Here’s how the healthcare industry can continue its march to technological efficiency without resigning to ransomware and other threats as simply a cost of conducting business online:

Take inventory of all critical IT infrastructure

The first step in working toward greater IT resilience is to get a firm grasp on your working environment. It is imperative to understand which of your systems are critical and necessary to keep day-to-day operations running smoothly. For a doctor’s office, this may be an application for managing patients’ appointments. For a hospital, it may be something more significant around records access. Other systems, while useful, may prove to be less critical upon reflection and more easily replaced with manual processes in the event of a disruption.

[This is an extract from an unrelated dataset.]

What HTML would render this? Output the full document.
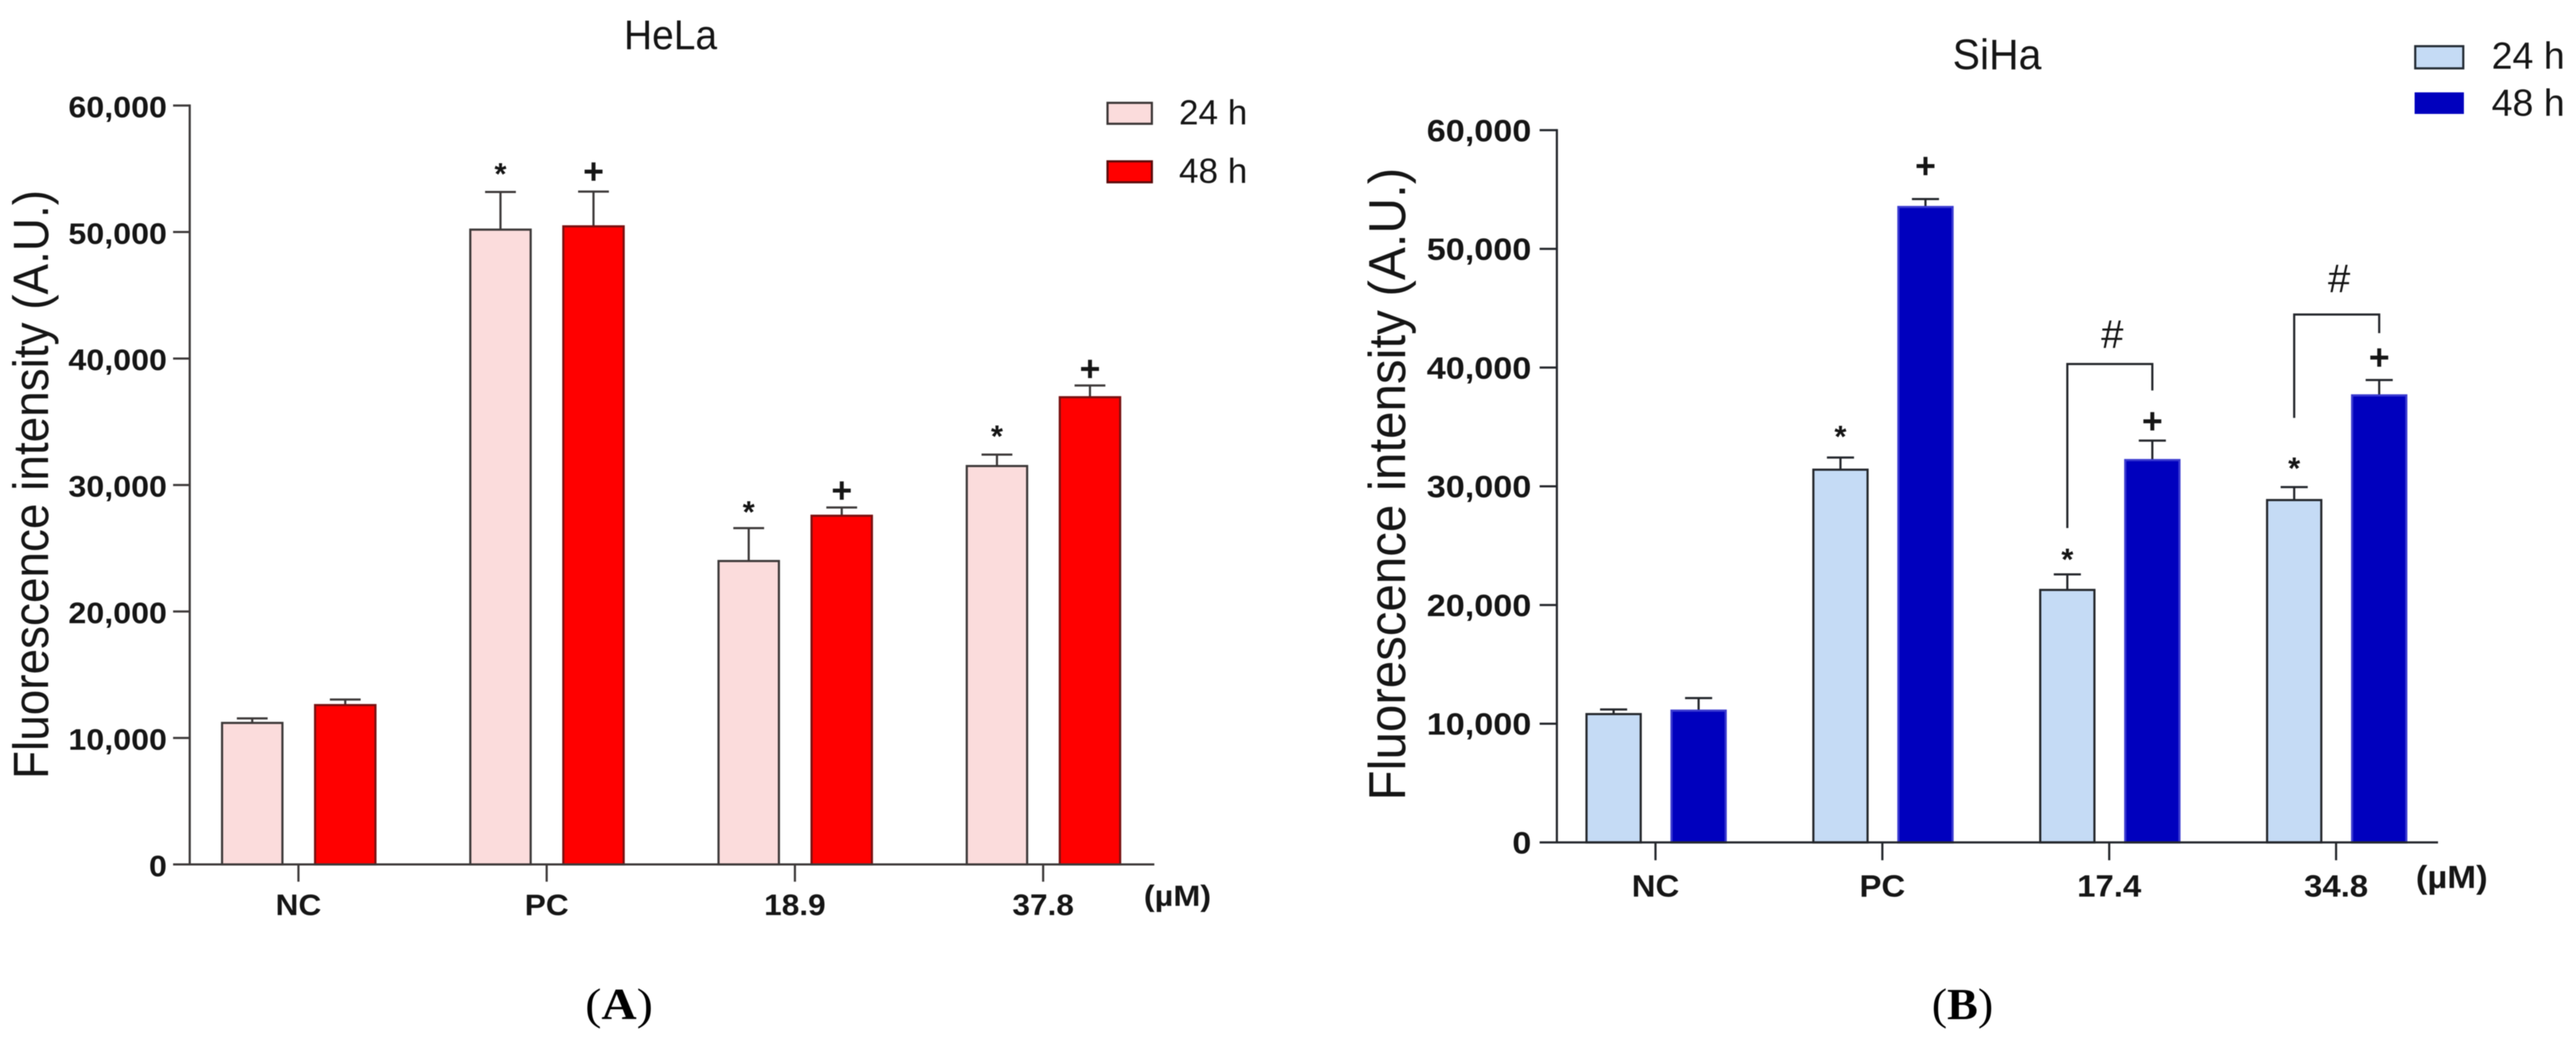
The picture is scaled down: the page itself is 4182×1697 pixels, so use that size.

Understand downtime thresholds

Next, you need to carefully examine how much downtime you can withstand as a worst-case scenario. In the event of a power outage, natural disaster, or other disruptive event, how long could you successfully continue offering critical services? At what point would a lack of specific systems impede your capability to continue providing service? Knowing this yields a valuable metric—your recovery time objective (RTO)—to focus on when planning your IT resilience strategy.

Investigate back-up systems for various outage types

Not all disasters are created equal. A power outage presents a drastically different scenario from having your data held hostage by ransomware. Now that you have identified which systems are critical and how long you can effectively make do while you work to get them back online, you need to plan and implement appropriate back-up systems. While something as simple as user error may corrupt important data and be restored easily, a power outage requires more resources like a back-up generator.

Data backup and back-up generators, however, are just a first line of defense. When application servers become inoperable, for example, bringing applications back online is not as simple as restoring a backup. Often, entire environments need to be recreated, which can be a timely process if performed manually. Recent developments in cloud technologies have made DRaaS possible, which can quickly—in hours, not days—bring critical systems back online. In addition to bringing applications and server environments back online after a crash or outage, DRaaS can assist in the event of a ransomware attack.

Budget for resilience

As with any business, you will need to fit IT resilience into your budget. At first glance, it may seem like an additional cost, but there are few places to save expenses. Moving away from replicated data centers and management of redundant infrastructure, for example, will help reduce costs of healthcare through the implementation of resilient solutions. And as the saying goes, an ounce of prevention is worth a pound of cure, so examine how much potential downtime would cost in comparison to implementing agile IT infrastructure.

Implementation

Lastly, you will need to implement systems to achieve your RTOs. As noted previously, this may consist of several systems alongside one another to handle different scenarios. Beyond installing these systems, however, you should consider identifying key IT staff who will be responsible for keeping these systems properly configured and up to date. IT resilience is not something you can simply address once and never review until you find yourself hit by disaster. As new technologies are instituted and configurations of existing systems are changed, the IT staff will need to continually update DRaaS and other systems.

Unlocking IT resilience

With sensitive health and financial data, the performance of critical services like surgeries and treatment plans, and more information stored online than ever before thanks to the federal mandate for digital recordkeeping, taking the necessary measures to unlock IT resilience in the public and private healthcare industry is more important now than ever. Implementing a comprehensive and agile strategy ensures critical systems remain available, applications continue to function, and data remains readily accessible—all vital for conducting business in today’s connected environments.